** BEGIN Materials provided **
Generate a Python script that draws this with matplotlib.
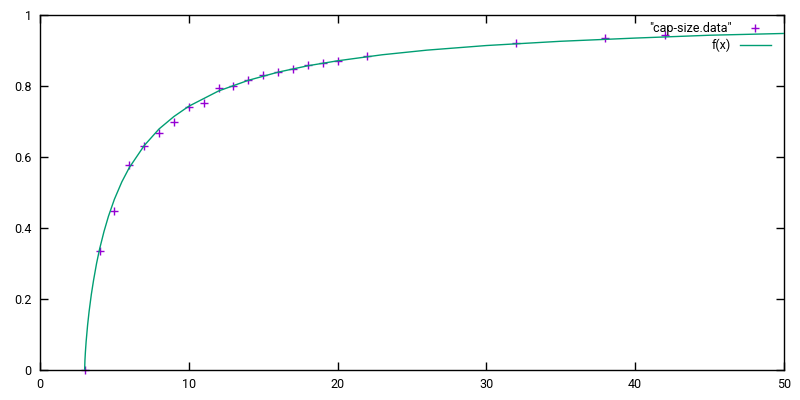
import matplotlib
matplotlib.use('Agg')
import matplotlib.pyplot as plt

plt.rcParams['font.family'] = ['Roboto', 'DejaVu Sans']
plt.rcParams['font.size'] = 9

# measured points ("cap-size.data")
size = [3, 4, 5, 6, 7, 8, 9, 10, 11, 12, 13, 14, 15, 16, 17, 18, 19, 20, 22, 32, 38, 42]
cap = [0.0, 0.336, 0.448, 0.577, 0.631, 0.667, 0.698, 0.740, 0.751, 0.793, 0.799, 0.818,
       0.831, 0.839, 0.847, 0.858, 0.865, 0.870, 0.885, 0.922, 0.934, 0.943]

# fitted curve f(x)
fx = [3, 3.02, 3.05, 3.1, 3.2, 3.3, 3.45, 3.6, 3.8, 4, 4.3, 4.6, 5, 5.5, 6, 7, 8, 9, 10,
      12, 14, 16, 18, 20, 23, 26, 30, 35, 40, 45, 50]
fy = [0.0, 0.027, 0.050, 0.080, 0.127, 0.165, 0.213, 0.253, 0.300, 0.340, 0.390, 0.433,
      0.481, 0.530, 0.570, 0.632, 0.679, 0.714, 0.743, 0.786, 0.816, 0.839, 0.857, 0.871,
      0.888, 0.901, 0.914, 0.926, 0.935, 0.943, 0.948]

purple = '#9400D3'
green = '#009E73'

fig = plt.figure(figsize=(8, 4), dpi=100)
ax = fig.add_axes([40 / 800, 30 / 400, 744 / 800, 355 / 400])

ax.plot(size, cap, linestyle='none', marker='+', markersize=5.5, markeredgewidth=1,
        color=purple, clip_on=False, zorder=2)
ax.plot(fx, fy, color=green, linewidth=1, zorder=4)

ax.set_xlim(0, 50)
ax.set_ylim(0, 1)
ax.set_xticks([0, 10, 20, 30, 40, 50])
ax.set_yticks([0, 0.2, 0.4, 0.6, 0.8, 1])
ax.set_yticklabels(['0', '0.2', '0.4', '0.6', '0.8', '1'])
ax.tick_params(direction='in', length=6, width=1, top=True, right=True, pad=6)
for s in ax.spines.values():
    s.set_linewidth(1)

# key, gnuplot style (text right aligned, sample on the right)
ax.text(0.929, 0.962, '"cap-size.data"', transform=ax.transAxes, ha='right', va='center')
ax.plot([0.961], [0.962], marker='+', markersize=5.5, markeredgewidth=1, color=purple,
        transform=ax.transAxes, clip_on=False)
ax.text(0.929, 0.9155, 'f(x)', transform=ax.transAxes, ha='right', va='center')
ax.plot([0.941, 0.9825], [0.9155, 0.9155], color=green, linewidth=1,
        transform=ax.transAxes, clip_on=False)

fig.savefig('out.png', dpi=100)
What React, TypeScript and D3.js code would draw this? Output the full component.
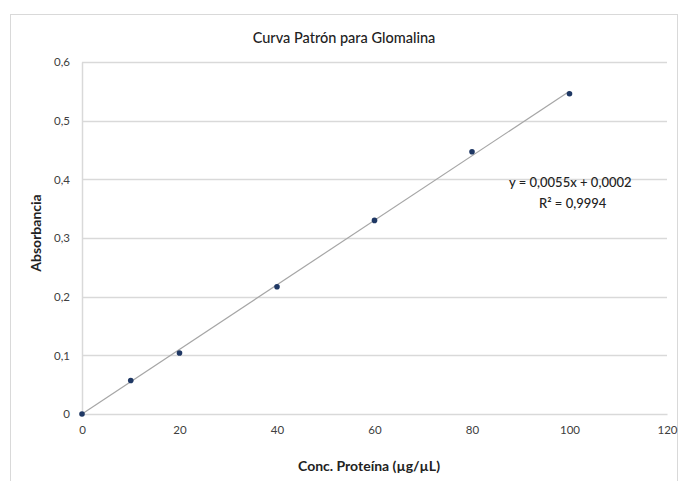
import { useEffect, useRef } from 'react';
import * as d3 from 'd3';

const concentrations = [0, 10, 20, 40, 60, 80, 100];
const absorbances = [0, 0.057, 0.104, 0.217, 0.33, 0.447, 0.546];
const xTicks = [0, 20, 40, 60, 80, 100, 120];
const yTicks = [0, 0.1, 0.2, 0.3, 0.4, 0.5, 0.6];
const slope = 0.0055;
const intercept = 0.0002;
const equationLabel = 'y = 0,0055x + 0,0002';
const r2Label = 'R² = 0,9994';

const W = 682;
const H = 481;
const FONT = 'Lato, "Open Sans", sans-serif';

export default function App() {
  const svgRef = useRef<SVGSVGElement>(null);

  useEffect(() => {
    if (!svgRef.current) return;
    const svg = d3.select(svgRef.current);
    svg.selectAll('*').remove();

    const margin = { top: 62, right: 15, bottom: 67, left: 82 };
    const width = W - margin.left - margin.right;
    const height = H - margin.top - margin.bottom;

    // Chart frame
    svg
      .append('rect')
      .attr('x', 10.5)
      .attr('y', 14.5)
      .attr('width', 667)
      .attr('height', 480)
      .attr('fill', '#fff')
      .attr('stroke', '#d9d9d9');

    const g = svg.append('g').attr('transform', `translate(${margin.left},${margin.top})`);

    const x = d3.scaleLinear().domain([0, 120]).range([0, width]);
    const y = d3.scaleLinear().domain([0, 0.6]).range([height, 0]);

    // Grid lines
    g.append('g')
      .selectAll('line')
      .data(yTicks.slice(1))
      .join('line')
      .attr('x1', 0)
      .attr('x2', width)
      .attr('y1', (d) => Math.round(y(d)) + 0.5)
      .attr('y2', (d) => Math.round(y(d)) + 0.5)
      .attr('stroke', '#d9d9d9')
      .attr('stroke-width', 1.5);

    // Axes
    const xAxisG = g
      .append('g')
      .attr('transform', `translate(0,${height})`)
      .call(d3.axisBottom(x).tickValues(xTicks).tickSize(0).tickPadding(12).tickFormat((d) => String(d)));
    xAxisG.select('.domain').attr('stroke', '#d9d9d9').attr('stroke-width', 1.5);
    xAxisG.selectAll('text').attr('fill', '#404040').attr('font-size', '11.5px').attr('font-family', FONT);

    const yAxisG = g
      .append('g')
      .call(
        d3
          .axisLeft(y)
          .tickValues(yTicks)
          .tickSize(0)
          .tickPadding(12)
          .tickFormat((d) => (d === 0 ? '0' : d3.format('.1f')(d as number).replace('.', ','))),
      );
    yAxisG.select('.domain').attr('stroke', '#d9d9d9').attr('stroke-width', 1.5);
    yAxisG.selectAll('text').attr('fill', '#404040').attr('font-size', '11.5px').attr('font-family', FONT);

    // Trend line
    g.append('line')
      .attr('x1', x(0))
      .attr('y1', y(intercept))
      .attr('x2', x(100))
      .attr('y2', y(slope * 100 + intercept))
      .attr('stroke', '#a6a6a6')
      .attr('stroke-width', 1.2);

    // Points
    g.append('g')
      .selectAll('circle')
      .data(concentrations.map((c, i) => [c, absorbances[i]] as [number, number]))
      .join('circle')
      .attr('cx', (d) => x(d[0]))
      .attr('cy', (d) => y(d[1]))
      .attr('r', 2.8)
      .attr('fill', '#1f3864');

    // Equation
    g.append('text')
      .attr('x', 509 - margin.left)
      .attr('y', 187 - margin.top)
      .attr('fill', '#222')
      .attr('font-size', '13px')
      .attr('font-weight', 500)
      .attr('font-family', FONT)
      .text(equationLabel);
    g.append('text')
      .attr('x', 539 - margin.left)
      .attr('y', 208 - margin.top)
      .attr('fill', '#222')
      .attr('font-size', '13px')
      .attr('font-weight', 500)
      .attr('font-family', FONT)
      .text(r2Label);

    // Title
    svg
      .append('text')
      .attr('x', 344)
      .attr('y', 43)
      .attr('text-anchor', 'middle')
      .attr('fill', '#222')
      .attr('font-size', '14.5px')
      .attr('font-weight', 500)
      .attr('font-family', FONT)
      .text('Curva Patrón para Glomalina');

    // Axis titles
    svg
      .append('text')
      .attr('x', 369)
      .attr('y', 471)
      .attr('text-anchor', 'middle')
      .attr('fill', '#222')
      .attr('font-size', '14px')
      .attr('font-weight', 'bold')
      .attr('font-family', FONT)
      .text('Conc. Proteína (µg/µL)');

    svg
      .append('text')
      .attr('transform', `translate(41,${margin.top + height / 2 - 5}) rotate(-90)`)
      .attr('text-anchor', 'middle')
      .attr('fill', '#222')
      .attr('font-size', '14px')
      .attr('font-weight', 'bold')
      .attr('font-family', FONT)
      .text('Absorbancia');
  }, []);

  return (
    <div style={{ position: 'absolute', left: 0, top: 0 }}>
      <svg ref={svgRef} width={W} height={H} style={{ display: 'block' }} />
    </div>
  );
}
** END Materials provided **
Do this:
From the listing, tally every line with the word "matplotlib" in it and give only the tally.

Problem solution:
4